Cook is quite amenable to the possibility of getting married again, too. Nonetheless, she is committed to being more careful in choosing a partner for the sake of her children. In an interview with People, she admitted, "I am the most incorrigible full-tilt romantic you have ever met in your whole life, to the point that it's probably unreasonable. So yeah, totally open to that happening again."

Parker Posey is the coolest person she's ever met

It's common for stars to look up to other people in the industry. For Rachael Leigh Cook, one particular showbiz icon has been a beacon of inspiration throughout her career — the legendary Parker Posey. With an illustrious career spanning decades, Posey has carved out a niche for herself after she starred in over 30 independent films. Known for her quirky and unique roles such as Darla Marks in "Dazed and Confused," Meg Swan in "Best in Show," and Mary in "Party Girl," Posey has charmed audiences with her undeniable talent and bold choices. 

In Cook's life, Posey's unapologetic individuality and refusal to conform to Hollywood norms have been a guiding light. After working together in "Josie and the Pussycats," Cook shared her love for Posey, gushing to The Independent in 2021, "She was just the most potently cool human I had ever met or seen on screen, so I sought to be as awesome as Parker Posey, only with, you know, non-impressive results."

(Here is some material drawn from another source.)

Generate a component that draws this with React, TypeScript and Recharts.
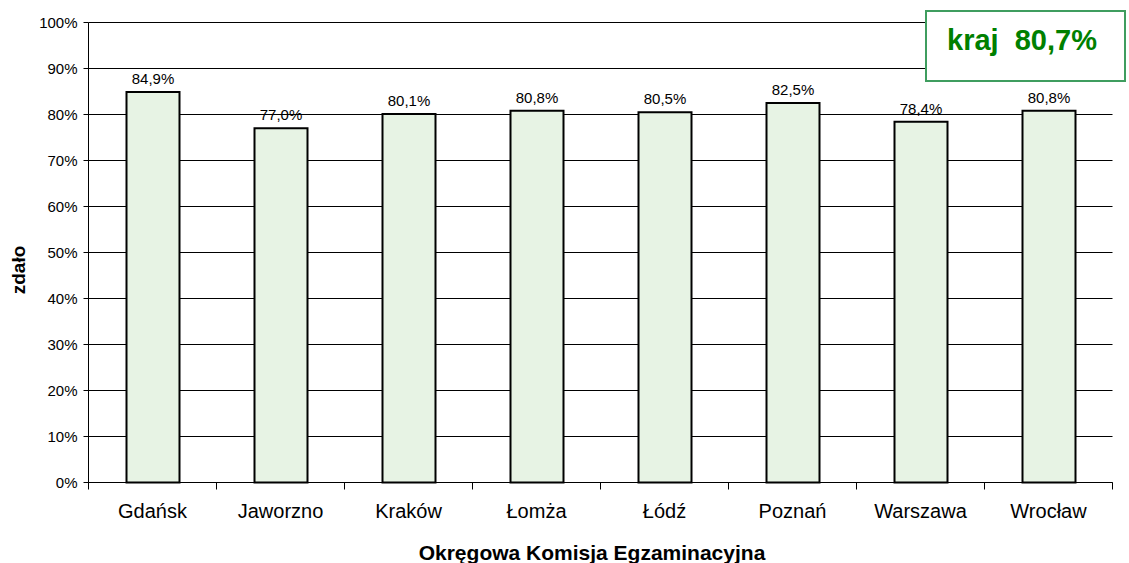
import { BarChart, Bar, XAxis, YAxis, CartesianGrid, LabelList } from 'recharts'

const regions = ['Gdańsk', 'Jaworzno', 'Kraków', 'Łomża', 'Łódź', 'Poznań', 'Warszawa', 'Wrocław']
const passRates = [84.9, 77.0, 80.1, 80.8, 80.5, 82.5, 78.4, 80.8]
const yTicks = [0, 10, 20, 30, 40, 50, 60, 70, 80, 90, 100]
const countryRate = 80.7

const FONT = '"Liberation Sans", Arial, sans-serif'

const chartData = regions.map((name, i) => ({ name, value: passRates[i] }))

const pct = (v: number) => `${v.toFixed(1).replace('.', ',')}%`

// tick marks sit between the categories, labels stay centred
function RegionTick(props: any) {
  const { x, y, payload, index } = props
  const half = payload.offset ?? 64
  return (
    <g>
      <line x1={x - half} y1={y} x2={x - half} y2={y + 7} stroke="#000" />
      {index === regions.length - 1 && (
        <line x1={x + half} y1={y} x2={x + half} y2={y + 7} stroke="#000" />
      )}
      <text x={x} y={y + 35} textAnchor="middle" fill="#000" fontSize={20} fontFamily={FONT}>
        {payload.value}
      </text>
    </g>
  )
}

export default function App() {
  return (
    <div style={{ position: 'absolute', left: 0, top: 0, width: 1129, height: 563, background: '#fff', fontFamily: FONT }}>
      <BarChart width={1129} height={563} data={chartData} margin={{ top: 22.5, right: 16.5, left: 28.5, bottom: 30.5 }}>
        <CartesianGrid vertical={false} stroke="#000" strokeWidth={1} />
        <XAxis
          dataKey="name"
          height={50}
          axisLine={{ stroke: '#000' }}
          tickLine={false}
          tickSize={0}
          tickMargin={0}
          tick={<RegionTick />}
          interval={0}
        />
        <YAxis
          width={60}
          domain={[0, 100]}
          ticks={yTicks}
          tickFormatter={(v: number) => `${v}%`}
          axisLine={{ stroke: '#000' }}
          tickLine={{ stroke: '#000' }}
          tickSize={5}
          tickMargin={6}
          tick={{ fill: '#000', fontSize: 15, fontFamily: FONT }}
        />
        <Bar dataKey="value" barSize={53} fill="#e7f3e4" stroke="#000" strokeWidth={2} isAnimationActive={false}>
          <LabelList
            dataKey="value"
            position="top"
            offset={8}
            formatter={(v: any) => pct(Number(v))}
            style={{ fill: '#000', fontSize: 15, fontFamily: FONT }}
          />
        </Bar>
      </BarChart>

      <div
        style={{
          position: 'absolute',
          left: -31,
          top: 259,
          width: 100,
          textAlign: 'center',
          whiteSpace: 'nowrap',
          transform: 'rotate(-90deg)',
          fontWeight: 'bold',
          fontSize: 19,
          lineHeight: '22px',
        }}
      >
        zdało
      </div>

      <div
        style={{
          position: 'absolute',
          left: 392,
          width: 400,
          top: 541,
          textAlign: 'center',
          whiteSpace: 'nowrap',
          fontWeight: 'bold',
          fontSize: 21,
          lineHeight: '24px',
        }}
      >
        Okręgowa Komisja Egzaminacyjna
      </div>

      <div
        style={{
          position: 'absolute',
          left: 925,
          top: 10,
          width: 197,
          height: 68,
          border: '2px solid #3f9d5f',
          background: '#fff',
          boxSizing: 'content-box',
        }}
      >
        <div
          style={{
            marginLeft: 20,
            marginTop: 11,
            color: '#008000',
            fontWeight: 'bold',
            fontSize: 29,
            lineHeight: '34px',
            whiteSpace: 'pre',
          }}
        >
          {`kraj  ${pct(countryRate)}`}
        </div>
      </div>
    </div>
  )
}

Inspired by Posey's approach to her craft, Cook has embraced her own artistic journey with renewed enthusiasm. The actor explained, "For a while, I was banging out probably four movies a year. I was feeling really creatively fulfilled. I was cast as a schizophrenic a couple of times and a rape victim, I think, another three or four times. So I was doing things that felt challenging and that required me to dig deeper."

Frozen in Love was based on her idea

Hallmark Winterfest movies are undeniably lovable, even if some of the stories seem too good to be true. In "Frozen In Love," Rachael Leigh Cook took on the role of Mary, a bookstore owner grappling with financial difficulties, and Niall Matter portrayed Adam, a professional hockey player who frequently finds himself in hot water. Both characters seek assistance from the same PR firm; Mary aims to revive the popularity of her bookstore, while Adam strives to improve his public image. 

They soon find themselves in an unconventional, yet mutually beneficial, buddy system which is not a typical PR approach. As Adam seeks to improve his image, he provides support to Mary in reimagining her store. It's a sweet, heartwarming story, and Cook revealed that she was the one who came up with it in the first place. 

In an interview with HuffPost, she confirmed, "This movie is based on an idea I had all at once many years ago. I remember I'd been watching the TV show 'Frasier'. I really liked the idea of playing a character who is a little too smart for their own good, a little too tightly wound ... I was also obsessed with sports movies, so I wondered how I could mesh those things together. Then I had the idea all at once, which was the best mini-thunderbolt."

Cook regrets turning down a role in X-Men

Casting decisions can indeed make or break a career and one offer that could have been a groundbreaking role was turned down by Rachael Leigh Cook. This was among the pivotal moments in Cook's life when she had to make a difficult decision that would later become her biggest regret. It turns out that she was offered the role of Rogue in Bryan Singer's "X-Men," the movie that jumpstarted the craze for modern superhero films. 

She declined the offer, believing that she needed to avoid superhero adventures to establish herself as a serious actor. "I really thought what everyone told me was correct ... I definitely did things for the wrong reasons," she acknowledged to The New York Times. However, Cook immediately regretted her decision, admitting, "As soon as I saw the posters for it, I knew that I'd made a mistake." 

A blockbuster movie like "X-Men" could have propelled her career to new heights. Still, she's had plenty of success since her breakthrough film. Cook has even embraced a new phase in her career as she played a nurturing mom to Addison Rae's character in "He's All That," the reboot of her iconic teen film. She also reunited with fellow "She's All That" cast member Matthew Lillard for the movie.